In the Superior Court of Middlesex County
State of Massachusetts
Civil Action
In re the Name Change of: Nicholai Ruslan Ivanov
Case Number: 190482873983
PETITION TO CHANGE NAME OF ADULT
The petitioner respectfully moves this Court to change his name from Nicholai Ruslan Ivanov to Christian George Miller.
A yelp escaped my mouth. Nothing could prepare me for the pain I felt in that moment. Like someone had reached into my chest, breaking my rib cage in the process, and clawed my heart out, twisting it ruthlessly in their fist.
Christian was Nicholai.
Nicholai was Christian.
Nicky wasn’t dead. He’d been here all along. Lurking in the shadows, planning his grand revenge for what my family had done to him, no doubt. The trial. The sentence. The conquest. The girl who’d turned into a woman, who’d turned into a tool.
Me.
I put together the jagged pieces. The way he’d spoken about my father . . . the hunger with which he’d fought for the case . . .
That first time I’d met him at the elevator and had that peculiar feeling. The air had been loaded with many more feelings than any two strangers could ever evoke in one another.
That strange notion in my stomach that I’d always known him, that he was somehow engraved into my skin, wasn’t a false alarm. He knew who I was and had kept his identity from me.

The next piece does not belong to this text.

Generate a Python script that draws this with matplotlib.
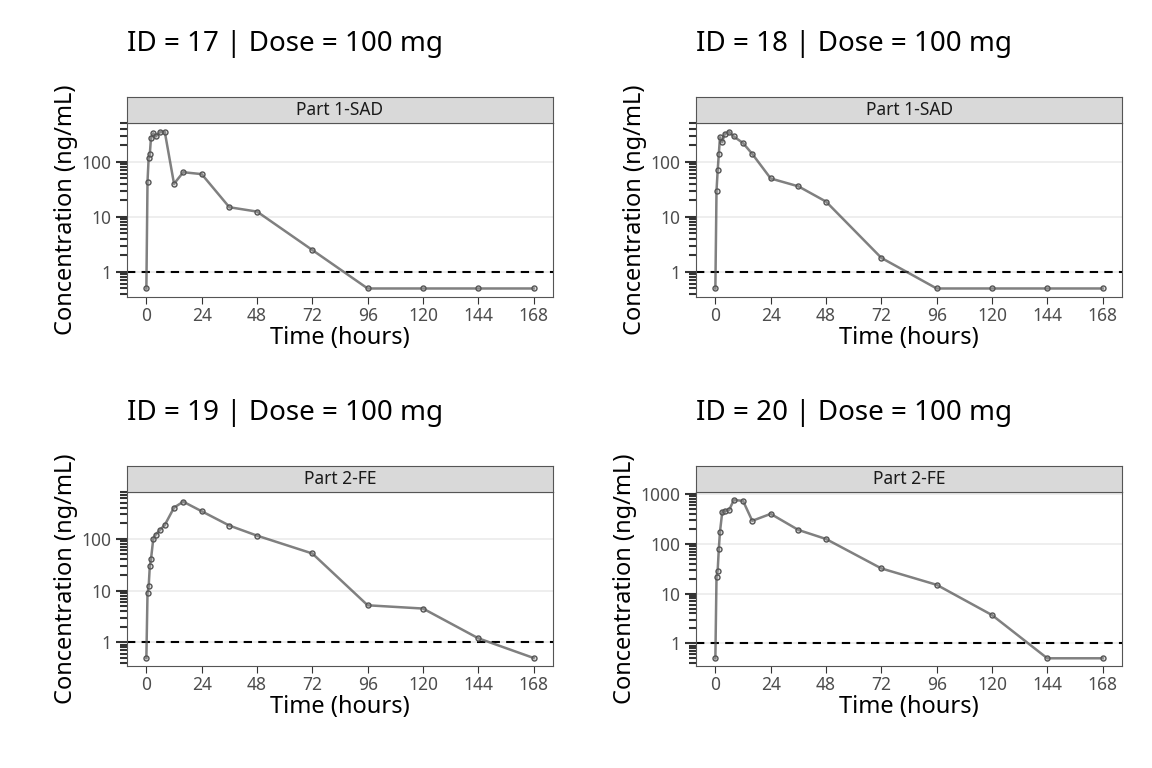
import numpy as np
import matplotlib.pyplot as plt
from matplotlib.ticker import FixedLocator, LogLocator, NullFormatter

plt.rcParams['font.family'] = ['Noto Sans', 'DejaVu Sans']

time = [0, 0.5, 1, 1.5, 2, 3, 4, 6, 8, 12, 16, 24, 36, 48, 72, 96, 120, 144, 168]
conc_17 = [0.5, 44, 120, 140, 270, 330, 290, 350, 350, 40, 65, 60, 15, 12.5, 2.5, 0.5, 0.5, 0.5, 0.5]
conc_18 = [0.5, 30, 70, 140, 280, 230, 320, 350, 290, 220, 140, 50, 36, 19, 1.8, 0.5, 0.5, 0.5, 0.5]
conc_19 = [0.5, 9, 12, 30, 40, 100, 120, 150, 185, 400, 520, 340, 180, 115, 52, 5.2, 4.5, 1.2, 0.5]
conc_20 = [0.5, 22, 29, 80, 175, 440, 460, 480, 760, 730, 290, 400, 190, 125, 32, 15, 3.7, 0.5, 0.5]

ids = [17, 18, 19, 20]
parts = ['Part 1-SAD', 'Part 1-SAD', 'Part 2-FE', 'Part 2-FE']
series = [conc_17, conc_18, conc_19, conc_20]
ytop = [510, 510, 800, 1100]
yticks = [[1, 10, 100], [1, 10, 100], [1, 10, 100], [1, 10, 100, 1000]]

W, H = 1152, 768
fig = plt.figure(figsize=(W / 100, H / 100), dpi=100)
boxes = [(127, 123), (696, 123), (127, 492), (696, 492)]
aw, ah = 426, 174

for i in range(4):
    x0, y0 = boxes[i]
    ax = fig.add_axes([x0 / W, 1 - (y0 + ah) / H, aw / W, ah / H])
    ax.set_yscale('log')
    ax.plot(time, series[i], color='#555555', alpha=0.75, lw=1.8, zorder=3)
    ax.scatter(time, series[i], s=13, facecolors=(0.6, 0.6, 0.6, 0.3), edgecolors='#555555', linewidths=1, zorder=4)
    ax.axhline(1, color='black', ls=(0, (4, 3)), lw=1.5, zorder=2)
    ax.set_ylim(0.35, ytop[i])
    ax.set_xlim(-8.4, 176.4)
    ax.set_xticks(range(0, 169, 24))
    ax.yaxis.set_major_locator(FixedLocator(yticks[i]))
    ax.set_yticklabels([str(v) for v in yticks[i]])
    ax.yaxis.set_minor_locator(LogLocator(base=10, subs=np.arange(2, 10)))
    ax.yaxis.set_minor_formatter(NullFormatter())
    ax.grid(axis='y', which='major', color='#ebebeb', lw=1.2, zorder=0)
    ax.tick_params(axis='y', which='major', length=8, width=1.5, color='#333333', labelsize=12.5, labelcolor='#4d4d4d')
    ax.tick_params(axis='y', which='minor', length=5, width=1.5, color='#333333')
    ax.tick_params(axis='x', length=5, color='#333333', labelsize=12.5, labelcolor='#4d4d4d', pad=2)
    for s in ax.spines.values():
        s.set_color('#555555')
    ax.set_xlabel('Time (hours)', fontsize=17, labelpad=1)
    ax.set_ylabel('Concentration (ng/mL)', fontsize=17, labelpad=2)

    sax = fig.add_axes([x0 / W, 1 - y0 / H, aw / W, 26 / H])
    sax.set_facecolor('#d9d9d9')
    sax.set_xticks([]); sax.set_yticks([])
    for s in sax.spines.values():
        s.set_color('#555555')
    sax.text(0.5, 0.5, parts[i], ha='center', va='center', fontsize=12.5, color='#1a1a1a', transform=sax.transAxes)
    fig.text(x0 / W, 1 - 44 / H - (y0 - 123) / H, f'ID = {ids[i]} | Dose = 100 mg', fontsize=20, ha='left', va='center')

fig.savefig('out.png', dpi=100)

The man I’d put my trust in had broken my heart. Twice.
And in the process, he’d also managed to strip my family of everything it owned, lie to the world about who he was, and out us as an item.
Middlesex, Massachusetts. Christian had changed his name while he’d attended undergrad at Harvard University, or right before. Had he planned this all along? Becoming a lawyer so he could bring my father down, and me with him? Had he sought out Amanda himself?
I was too curious to fall apart. I’d have time for that later, once I left this man’s apartment. I continued rummaging through the folders in the manila envelope instead. All the paperwork for the change of name from Nicholai to Christian, his old and current passports, and the death certificate for Ruslana Ivanova.
Ruslana had died.
That was news to me. Then again, everything about this situation was. Now it all made sense. Why Christian had leaked our relationship to the press, and with perfect timing too. Right after my father’s trial. He’d killed two birds—or Roths—with one stone. He’d just never taken one thing into consideration—that I was going to find out his secret.
I took pictures of the damning documents of the name change with my phone, making sure they were clear and in focus. Then I grabbed my book and dashed out of his apartment.
My knee-jerk reaction was to take it to my father. To show him the evidence against Christian and start working toward an appeal, now that it was clear that Christian never should have worked on the case. He knew my family too well and had a vendetta against us. I slid into a taxi and was about to utter my parents’ address when I realized I didn’t want to do that either.
True, Christian was an asshole of gigantic proportions, but so was my father. Ultimately, they were as bad as each other. I wanted to use the information I had against Christian to ruin him, but not necessarily in the most straightforward way, in which my father got off the hook too.
Conrad Roth definitely deserved to be stripped of his reputation, money, and social standing. He’d done horrible things to people and used his power against helpless women.
I needed to think about it, long and hard. To come up with a plan.
“Miss? Excuse me? Yoo-hoo?” The cabdriver waved his fingers in the direction of the rearview mirror. “Not that it ain’t nice to sit here and watch you talking to yourself, but where to?”
I gave him my apartment address.
I was going to ruin Nicky. But in my own Ari way.